Hardware Specifications
| Parameter | Specification |
|---|---|
| GPU Architecture | AMD Polaris 10 (Ellesmere) — 14nm FinFET |
| PCI Device ID | 0x67DF (Ellesmere XT) |
| Compute Units | 36 CUs — 2304 Stream Processors |
| Base Clock | 1120 MHz |
| Boost Clock | 1266 MHz |
| Memory (8GB) | 8 GB GDDR5, 256-bit, 224 GB/s |
| Memory (4GB) | 4 GB GDDR5, 256-bit, 224 GB/s |
| TDP | 150W (reference) |
| Power Connectors | 1× 6-pin (reference) — AIB variants often 8-pin |
| Flash Tool | ATIFlash / VBFlash |
| BIOS Editor | Polaris BIOS Editor |
The Launch Power Controversy
AMD's reference RX 480 design drew current through the PCIe x16 motherboard slot connector at levels that exceeded the PCIe specification limit of 75W per slot. Measurements taken at launch showed slot current draw reaching 83W under sustained GPU load — the 6-pin power connector specification of 75W plus slot spec of 75W should have covered 150W total, but the distribution was skewed toward the slot connector.

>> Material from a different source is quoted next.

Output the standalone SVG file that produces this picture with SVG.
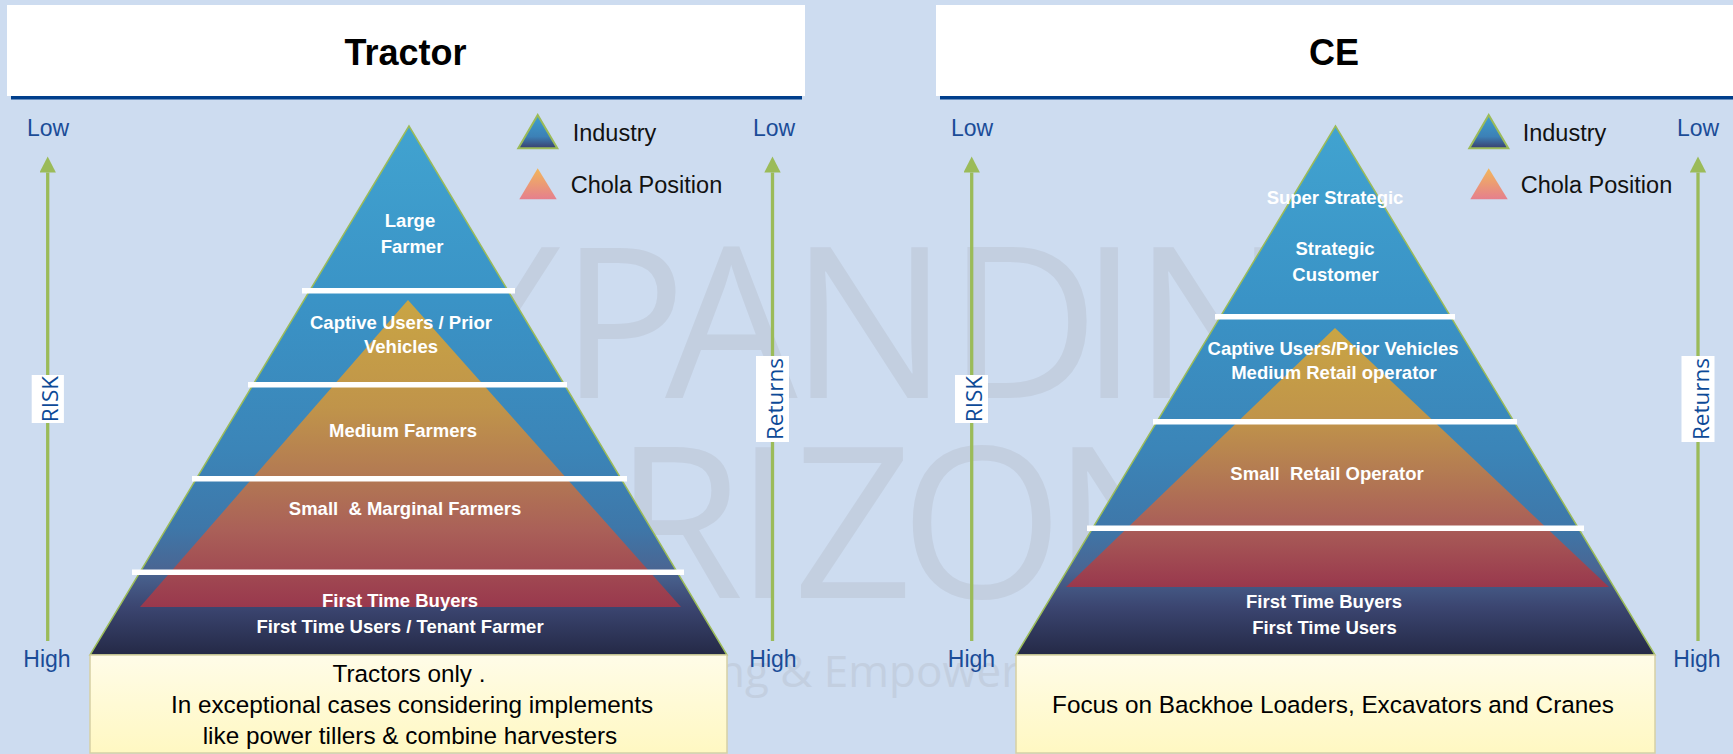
<svg xmlns="http://www.w3.org/2000/svg" width="1733" height="754" viewBox="0 0 1733 754">
<style>
.title{font-family:"Liberation Sans",Arial,sans-serif;font-weight:bold;font-size:36px;fill:#000;text-anchor:middle}
.lh{font-family:"Liberation Sans",Arial,sans-serif;font-size:23px;fill:#1b4c98;text-anchor:middle}
.leg{font-family:"Liberation Sans",Arial,sans-serif;font-size:23.5px;fill:#111}
.axis{font-family:"Open Sans","DejaVu Sans",sans-serif;font-size:22.5px;fill:#0d4a97;text-anchor:middle}
.pt{font-family:"Liberation Sans",Arial,sans-serif;font-weight:bold;font-size:18.5px;fill:#fff;text-anchor:middle;white-space:pre}
.bt{font-family:"Liberation Sans",Arial,sans-serif;font-size:24.3px;fill:#000;text-anchor:middle}
.wm{font-family:"Open Sans","DejaVu Sans",sans-serif;fill:#c3cfe0}
.sep{fill:#fff}
.axisline{stroke:#9bbb59;stroke-width:3.3;fill:none;marker-end:url(#head)}
.lblbox{fill:#fff}
.pyr{stroke:#9bbb59;stroke-width:1.5}
.ybox{fill:url(#yel);stroke:#d6d0a4;stroke-width:1.5}
</style>
<defs>
<linearGradient id="blue" gradientUnits="userSpaceOnUse" x1="0" y1="126" x2="0" y2="655">
<stop offset="0" stop-color="#41a3d0"/>
<stop offset="0.33" stop-color="#3a93c6"/>
<stop offset="0.61" stop-color="#3b85b8"/>
<stop offset="0.76" stop-color="#3e77a9"/>
<stop offset="0.84" stop-color="#4a6592"/>
<stop offset="0.91" stop-color="#3b4570"/>
<stop offset="1" stop-color="#242946"/>
</linearGradient>
<linearGradient id="chola" x1="0" y1="0" x2="0" y2="1">
<stop offset="0" stop-color="#c9a544"/>
<stop offset="0.35" stop-color="#c0944a"/>
<stop offset="0.55" stop-color="#b47c52"/>
<stop offset="0.75" stop-color="#aa6058"/>
<stop offset="1" stop-color="#99384d"/>
</linearGradient>
<linearGradient id="legInd" x1="0" y1="0" x2="0" y2="1">
<stop offset="0" stop-color="#3fa0cf"/>
<stop offset="0.65" stop-color="#3c80b6"/>
<stop offset="1" stop-color="#3a3f6d"/>
</linearGradient>
<linearGradient id="legChola" x1="0" y1="0" x2="0" y2="1">
<stop offset="0" stop-color="#f2b75a"/>
<stop offset="1" stop-color="#e57f8d"/>
</linearGradient>
<linearGradient id="yel" x1="0" y1="0" x2="0" y2="1">
<stop offset="0" stop-color="#fffce8"/>
<stop offset="1" stop-color="#fff8c2"/>
</linearGradient>
<marker id="head" markerUnits="userSpaceOnUse" markerWidth="17" markerHeight="17" refX="0" refY="8.2" orient="auto" viewBox="0 0 17 17">
<path d="M0,0 L16,8.2 L0,16.4 Z" fill="#9bbb59"/>
</marker>
</defs>

<rect x="0" y="0" width="1733" height="754" fill="#cddcf0"/>

<g id="watermark">
<text class="wm" font-size="210" y="398" x="335 443 560 665 790 947 1080 1133 1278">EXPANDING</text>
<text class="wm" font-size="210" y="598" x="310 460 614 735 793 900 1052 1188">HORIZONS</text>
<text class="wm" font-size="44" x="593" y="687">Enabling &amp; Empowering</text>
</g>

<g id="tractor-title">
<rect x="7" y="5" width="798" height="91" fill="#fff"/>
<rect x="11" y="96" width="791" height="3.5" fill="#003f8c"/>
<text class="title" x="405.5" y="65">Tractor</text>
</g>

<g id="ce-title">
<rect x="936" y="5" width="800" height="91" fill="#fff"/>
<rect x="940" y="96" width="795" height="3.5" fill="#003f8c"/>
<text class="title" x="1334" y="65">CE</text>
</g>

<g id="connectors">
<line class="axisline" x1="47.7" y1="641" x2="47.7" y2="172.5"/>
<line class="axisline" x1="772.5" y1="641" x2="772.5" y2="172.5"/>
<line class="axisline" x1="971.7" y1="641" x2="971.7" y2="172.5"/>
<line class="axisline" x1="1698" y1="641" x2="1698" y2="172.5"/>
</g>

<g id="tractor-risk-axis">
<text class="lh" x="48" y="136">Low</text>
<text class="lh" x="47" y="667">High</text>
<rect class="lblbox" x="31.7" y="375" width="32.2" height="48"/>
<text class="axis" transform="translate(57.5,399) rotate(-90)">RISK</text>
</g>
<g id="tractor-returns-axis">
<text class="lh" x="774" y="136">Low</text>
<text class="lh" x="773" y="667">High</text>
<rect class="lblbox" x="756" y="356" width="33" height="86"/>
<text class="axis" transform="translate(783,399) rotate(-90)">Returns</text>
</g>
<g id="ce-risk-axis">
<text class="lh" x="972" y="136">Low</text>
<text class="lh" x="971.5" y="667">High</text>
<rect class="lblbox" x="955" y="375" width="33" height="48"/>
<text class="axis" transform="translate(981.5,399) rotate(-90)">RISK</text>
</g>
<g id="ce-returns-axis">
<text class="lh" x="1698" y="136">Low</text>
<text class="lh" x="1697" y="667">High</text>
<rect class="lblbox" x="1681.5" y="356" width="33" height="86"/>
<text class="axis" transform="translate(1708.5,399) rotate(-90)">Returns</text>
</g>

<g id="tractor-legend">
<polygon points="537.7,115 518.3,148.3 557.3,148.3" fill="url(#legInd)" stroke="#9bbb59" stroke-width="2"/>
<text class="leg" x="572.7" y="140.5">Industry</text>
<polygon points="537.7,168.3 519.3,199.3 556.7,199.3" fill="url(#legChola)"/>
<text class="leg" x="570.7" y="193.3">Chola Position</text>
</g>
<g id="ce-legend">
<polygon points="1488.7,115 1469.3,148.3 1508.3,148.3" fill="url(#legInd)" stroke="#9bbb59" stroke-width="2"/>
<text class="leg" x="1522.7" y="140.5">Industry</text>
<polygon points="1488.7,168.3 1470.3,199.3 1507.7,199.3" fill="url(#legChola)"/>
<text class="leg" x="1520.7" y="193.3">Chola Position</text>
</g>

<g id="tractor-pyramid">
<polygon class="pyr" points="409,126 90,655 727,655" fill="url(#blue)"/>
<polygon points="408,300 140,607 681,607" fill="url(#chola)"/>
<rect class="sep" x="302" y="288" width="213" height="5.5"/>
<rect class="sep" x="248" y="382" width="319" height="5.5"/>
<rect class="sep" x="192" y="476" width="435" height="5.5"/>
<rect class="sep" x="132" y="569.5" width="552" height="5.5"/>
<text class="pt" x="410" y="227">Large</text>
<text class="pt" x="412" y="253">Farmer</text>
<text class="pt" x="401" y="329">Captive Users / Prior</text>
<text class="pt" x="401" y="353">Vehicles</text>
<text class="pt" x="403" y="437">Medium Farmers</text>
<text class="pt" x="405" y="515">Small  &amp; Marginal Farmers</text>
<text class="pt" x="400" y="607">First Time Buyers</text>
<text class="pt" x="400" y="633">First Time Users / Tenant Farmer</text>
</g>
<g id="tractor-note">
<rect class="ybox" x="90" y="655" width="637" height="98"/>
<text class="bt" x="409" y="682">Tractors only .</text>
<text class="bt" x="412" y="713">In exceptional cases considering implements</text>
<text class="bt" x="410" y="744">like power tillers &amp; combine harvesters</text>
</g>

<g id="ce-pyramid">
<polygon class="pyr" points="1335.5,126 1016,655 1655,655" fill="url(#blue)"/>
<polygon points="1335,328 1066,587 1609,587" fill="url(#chola)"/>
<rect class="sep" x="1215" y="314" width="240" height="5.5"/>
<rect class="sep" x="1153" y="419" width="364" height="5.5"/>
<rect class="sep" x="1087" y="525.5" width="497" height="5.5"/>
<text class="pt" x="1335" y="204">Super Strategic</text>
<text class="pt" x="1335" y="255">Strategic</text>
<text class="pt" x="1335.5" y="281">Customer</text>
<text class="pt" x="1333" y="355">Captive Users/Prior Vehicles</text>
<text class="pt" x="1334" y="379">Medium Retail operator</text>
<text class="pt" x="1327" y="480">Small  Retail Operator</text>
<text class="pt" x="1324" y="608">First Time Buyers</text>
<text class="pt" x="1324.5" y="634">First Time Users</text>
</g>
<g id="ce-note">
<rect class="ybox" x="1016" y="655" width="639" height="98"/>
<text class="bt" x="1333" y="713">Focus on Backhoe Loaders, Excavators and Cranes</text>
</g>
</svg>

AMD issued a driver update (16.7.1) that redistributed current draw from the slot connector to the 6-pin connector, keeping slot draw within specification. This resolved the immediate board damage concern but did not change the underlying hardware design. Custom AIB designs from Sapphire, XFX, MSI, and Asus addressed the issue at the PCB level with 8-pin connectors and more robust VRM implementations.

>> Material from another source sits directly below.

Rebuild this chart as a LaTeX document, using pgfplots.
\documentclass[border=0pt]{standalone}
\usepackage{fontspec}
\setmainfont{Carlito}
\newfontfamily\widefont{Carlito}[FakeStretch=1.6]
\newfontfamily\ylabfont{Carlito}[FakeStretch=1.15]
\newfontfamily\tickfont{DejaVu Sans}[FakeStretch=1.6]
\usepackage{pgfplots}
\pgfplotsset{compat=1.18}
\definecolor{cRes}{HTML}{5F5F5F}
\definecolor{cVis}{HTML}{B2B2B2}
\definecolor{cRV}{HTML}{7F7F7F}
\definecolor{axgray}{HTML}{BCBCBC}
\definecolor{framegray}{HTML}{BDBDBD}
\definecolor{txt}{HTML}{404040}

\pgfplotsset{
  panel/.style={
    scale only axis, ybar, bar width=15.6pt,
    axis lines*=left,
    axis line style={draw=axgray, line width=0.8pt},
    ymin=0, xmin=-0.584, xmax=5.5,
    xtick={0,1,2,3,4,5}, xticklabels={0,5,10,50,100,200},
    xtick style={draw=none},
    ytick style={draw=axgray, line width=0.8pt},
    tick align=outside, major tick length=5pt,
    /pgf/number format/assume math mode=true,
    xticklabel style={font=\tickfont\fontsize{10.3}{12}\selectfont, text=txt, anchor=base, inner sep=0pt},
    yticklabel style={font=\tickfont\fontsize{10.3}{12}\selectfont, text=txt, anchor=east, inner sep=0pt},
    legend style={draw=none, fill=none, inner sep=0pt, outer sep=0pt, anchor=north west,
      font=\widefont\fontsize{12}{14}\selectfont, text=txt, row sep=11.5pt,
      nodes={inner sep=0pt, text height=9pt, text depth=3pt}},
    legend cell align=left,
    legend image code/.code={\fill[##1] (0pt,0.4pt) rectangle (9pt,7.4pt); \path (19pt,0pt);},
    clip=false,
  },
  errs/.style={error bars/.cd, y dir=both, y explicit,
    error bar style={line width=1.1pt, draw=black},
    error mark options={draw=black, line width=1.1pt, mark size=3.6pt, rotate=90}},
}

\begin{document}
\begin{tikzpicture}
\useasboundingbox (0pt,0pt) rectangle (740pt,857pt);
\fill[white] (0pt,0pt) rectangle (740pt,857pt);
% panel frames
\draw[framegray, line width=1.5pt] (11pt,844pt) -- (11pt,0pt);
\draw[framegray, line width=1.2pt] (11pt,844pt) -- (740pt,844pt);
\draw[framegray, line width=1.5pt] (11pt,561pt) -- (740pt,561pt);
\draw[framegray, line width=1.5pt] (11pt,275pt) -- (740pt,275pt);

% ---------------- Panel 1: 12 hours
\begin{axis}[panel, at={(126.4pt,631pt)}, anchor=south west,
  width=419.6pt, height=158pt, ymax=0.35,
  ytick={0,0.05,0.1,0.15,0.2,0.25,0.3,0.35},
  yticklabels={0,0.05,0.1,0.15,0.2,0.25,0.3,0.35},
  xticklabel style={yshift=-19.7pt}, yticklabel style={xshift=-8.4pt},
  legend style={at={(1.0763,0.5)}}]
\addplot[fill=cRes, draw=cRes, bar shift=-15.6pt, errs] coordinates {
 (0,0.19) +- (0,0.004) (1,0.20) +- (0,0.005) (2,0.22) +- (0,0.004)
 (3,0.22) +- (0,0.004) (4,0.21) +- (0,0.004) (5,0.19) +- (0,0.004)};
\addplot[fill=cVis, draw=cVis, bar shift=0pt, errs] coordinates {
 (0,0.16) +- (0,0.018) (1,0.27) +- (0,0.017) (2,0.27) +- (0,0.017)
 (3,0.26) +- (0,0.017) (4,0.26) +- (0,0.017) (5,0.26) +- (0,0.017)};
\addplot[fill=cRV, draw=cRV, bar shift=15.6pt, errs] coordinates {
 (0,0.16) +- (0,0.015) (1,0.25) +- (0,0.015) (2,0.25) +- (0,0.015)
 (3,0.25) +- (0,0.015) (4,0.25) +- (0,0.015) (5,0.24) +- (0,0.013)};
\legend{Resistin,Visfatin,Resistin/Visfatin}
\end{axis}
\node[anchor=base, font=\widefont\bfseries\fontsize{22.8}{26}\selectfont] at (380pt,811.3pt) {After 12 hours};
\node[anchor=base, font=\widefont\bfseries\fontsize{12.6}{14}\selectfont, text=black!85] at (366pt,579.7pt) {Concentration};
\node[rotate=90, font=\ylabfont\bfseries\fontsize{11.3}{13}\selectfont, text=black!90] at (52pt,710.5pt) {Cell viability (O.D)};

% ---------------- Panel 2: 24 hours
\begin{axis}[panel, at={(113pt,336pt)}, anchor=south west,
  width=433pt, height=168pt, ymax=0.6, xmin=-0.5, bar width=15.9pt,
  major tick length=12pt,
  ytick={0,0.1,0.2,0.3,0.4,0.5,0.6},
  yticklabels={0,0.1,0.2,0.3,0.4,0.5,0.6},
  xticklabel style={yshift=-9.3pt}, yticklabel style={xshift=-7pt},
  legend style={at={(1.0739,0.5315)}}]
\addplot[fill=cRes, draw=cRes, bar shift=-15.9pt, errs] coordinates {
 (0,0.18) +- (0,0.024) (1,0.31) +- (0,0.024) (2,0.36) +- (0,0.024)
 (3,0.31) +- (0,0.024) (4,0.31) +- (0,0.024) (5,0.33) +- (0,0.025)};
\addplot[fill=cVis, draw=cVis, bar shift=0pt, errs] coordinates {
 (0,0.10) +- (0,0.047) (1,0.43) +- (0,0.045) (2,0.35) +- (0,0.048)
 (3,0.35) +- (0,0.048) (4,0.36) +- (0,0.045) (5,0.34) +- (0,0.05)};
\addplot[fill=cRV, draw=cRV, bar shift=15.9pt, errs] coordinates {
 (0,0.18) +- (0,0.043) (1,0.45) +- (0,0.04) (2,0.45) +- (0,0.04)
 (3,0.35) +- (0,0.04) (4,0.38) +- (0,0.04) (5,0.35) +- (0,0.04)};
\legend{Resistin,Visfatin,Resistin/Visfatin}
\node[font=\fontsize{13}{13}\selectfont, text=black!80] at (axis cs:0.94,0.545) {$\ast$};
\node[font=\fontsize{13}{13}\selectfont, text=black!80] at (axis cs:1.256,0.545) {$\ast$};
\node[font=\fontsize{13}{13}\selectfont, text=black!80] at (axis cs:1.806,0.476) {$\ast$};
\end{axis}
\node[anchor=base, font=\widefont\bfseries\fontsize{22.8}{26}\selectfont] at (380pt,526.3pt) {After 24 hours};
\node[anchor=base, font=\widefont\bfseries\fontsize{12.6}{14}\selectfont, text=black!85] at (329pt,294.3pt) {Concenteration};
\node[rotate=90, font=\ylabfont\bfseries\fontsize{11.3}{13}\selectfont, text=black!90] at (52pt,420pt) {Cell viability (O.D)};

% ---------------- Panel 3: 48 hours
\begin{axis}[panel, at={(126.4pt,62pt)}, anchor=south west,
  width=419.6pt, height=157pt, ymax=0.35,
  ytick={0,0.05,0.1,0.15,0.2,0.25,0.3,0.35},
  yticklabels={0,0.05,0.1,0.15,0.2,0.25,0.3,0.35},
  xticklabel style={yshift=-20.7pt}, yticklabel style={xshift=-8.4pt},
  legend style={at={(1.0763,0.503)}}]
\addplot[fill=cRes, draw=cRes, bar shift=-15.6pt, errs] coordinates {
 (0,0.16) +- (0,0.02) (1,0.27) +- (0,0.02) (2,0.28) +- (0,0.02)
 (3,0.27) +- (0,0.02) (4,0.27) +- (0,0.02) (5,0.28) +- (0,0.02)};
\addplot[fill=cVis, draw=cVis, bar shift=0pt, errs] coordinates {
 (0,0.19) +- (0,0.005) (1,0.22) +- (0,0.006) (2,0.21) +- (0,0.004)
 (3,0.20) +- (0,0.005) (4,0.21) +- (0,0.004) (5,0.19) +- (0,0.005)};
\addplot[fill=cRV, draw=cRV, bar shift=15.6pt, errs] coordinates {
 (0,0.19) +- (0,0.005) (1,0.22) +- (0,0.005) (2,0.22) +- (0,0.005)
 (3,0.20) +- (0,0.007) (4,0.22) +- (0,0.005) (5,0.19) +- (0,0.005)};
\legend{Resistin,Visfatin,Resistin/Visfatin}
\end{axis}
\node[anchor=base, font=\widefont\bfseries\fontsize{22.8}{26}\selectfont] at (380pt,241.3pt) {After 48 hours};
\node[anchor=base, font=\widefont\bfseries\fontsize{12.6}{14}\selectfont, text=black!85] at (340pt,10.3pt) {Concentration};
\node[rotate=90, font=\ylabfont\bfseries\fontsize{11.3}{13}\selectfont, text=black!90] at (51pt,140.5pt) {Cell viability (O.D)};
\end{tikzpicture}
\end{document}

BIOS Modification Landscape
The RX 480's BIOS structure exposed by Polaris BIOS Editor became the template for all subsequent Polaris modding. The memory timing strap table structure — the key discovery made by the community — showed that the BIOS contained independent timing parameter sets for each memory frequency tier. Copying the timing parameters from a higher-frequency tier into the operational frequency slot produced measurable bandwidth improvements at stable operating conditions.

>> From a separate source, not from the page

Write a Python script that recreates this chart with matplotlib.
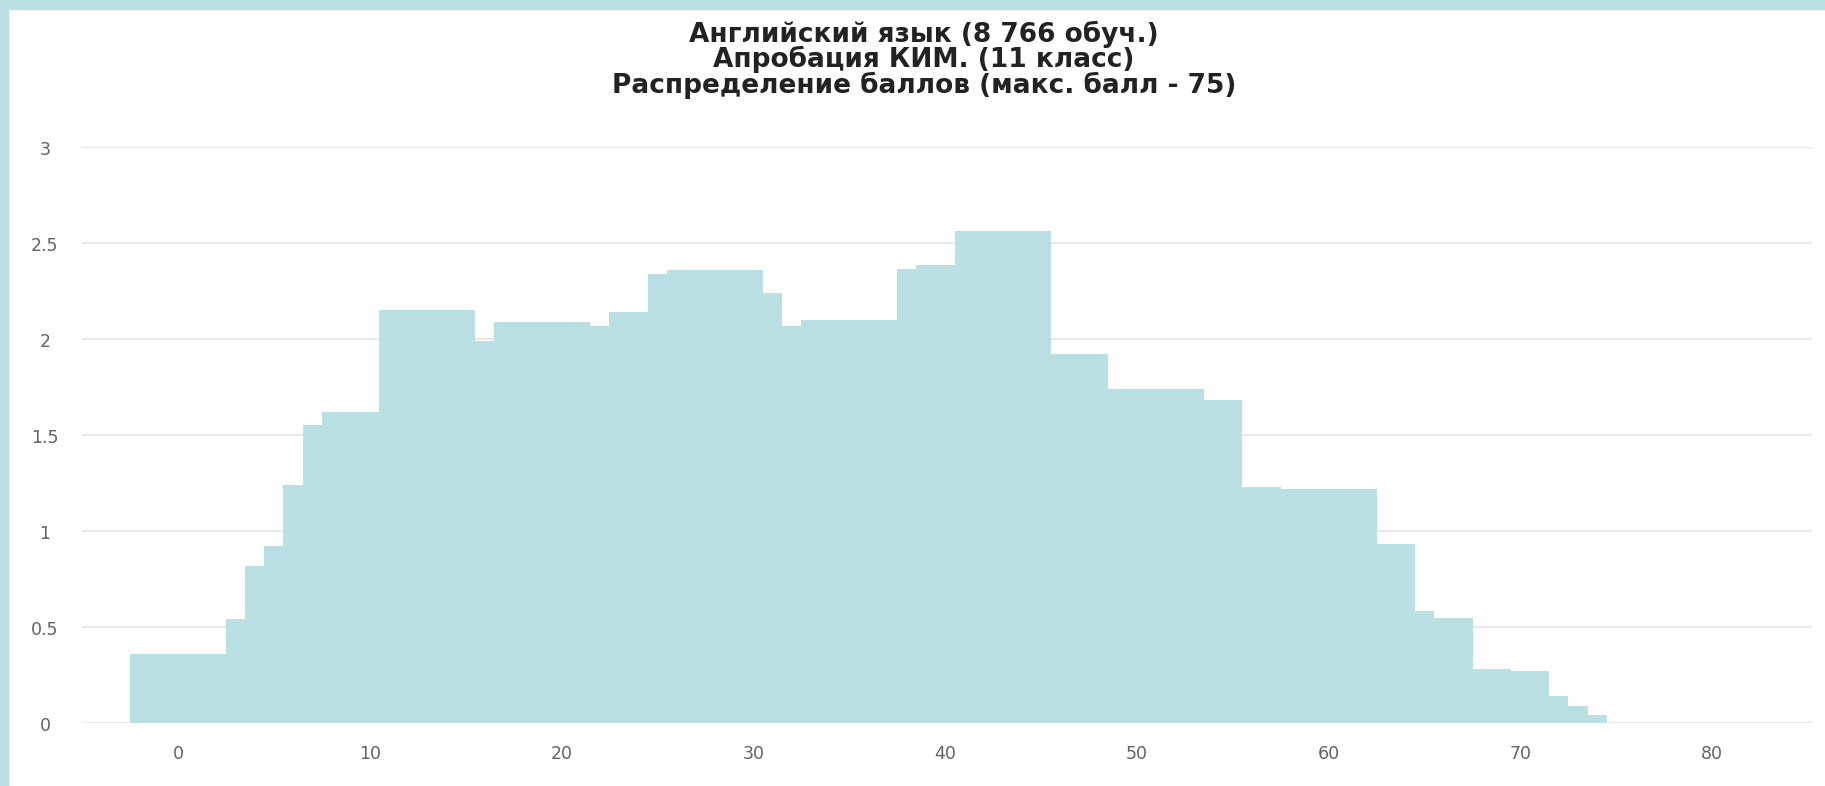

The RX 480 8GB's 256-bit bus with standard GDDR5 timing made it an accessible target for community documentation. Unlike Fiji (HBM1 on Fury X) or Vega (HBM2), GDDR5 timing relationships are well-understood from years of system memory overclocking research, which accelerated community tool development.
Cross-Flash to RX 580
The RX 480 and RX 580 share the same Ellesmere silicon. AMD's 14nm+ process refinement (Polaris 20 vs Polaris 10) primarily increased clock ceiling rather than changing die topology. This physical identity made cross-flash from RX 480 to RX 580 BIOS feasible — provided the target BIOS SubVendor ID matches the card's AIB partner, and the board's VRM can sustain RX 580 TDP levels. Reference-design RX 480 cards with 6-pin connectors are not good cross-flash candidates for this reason.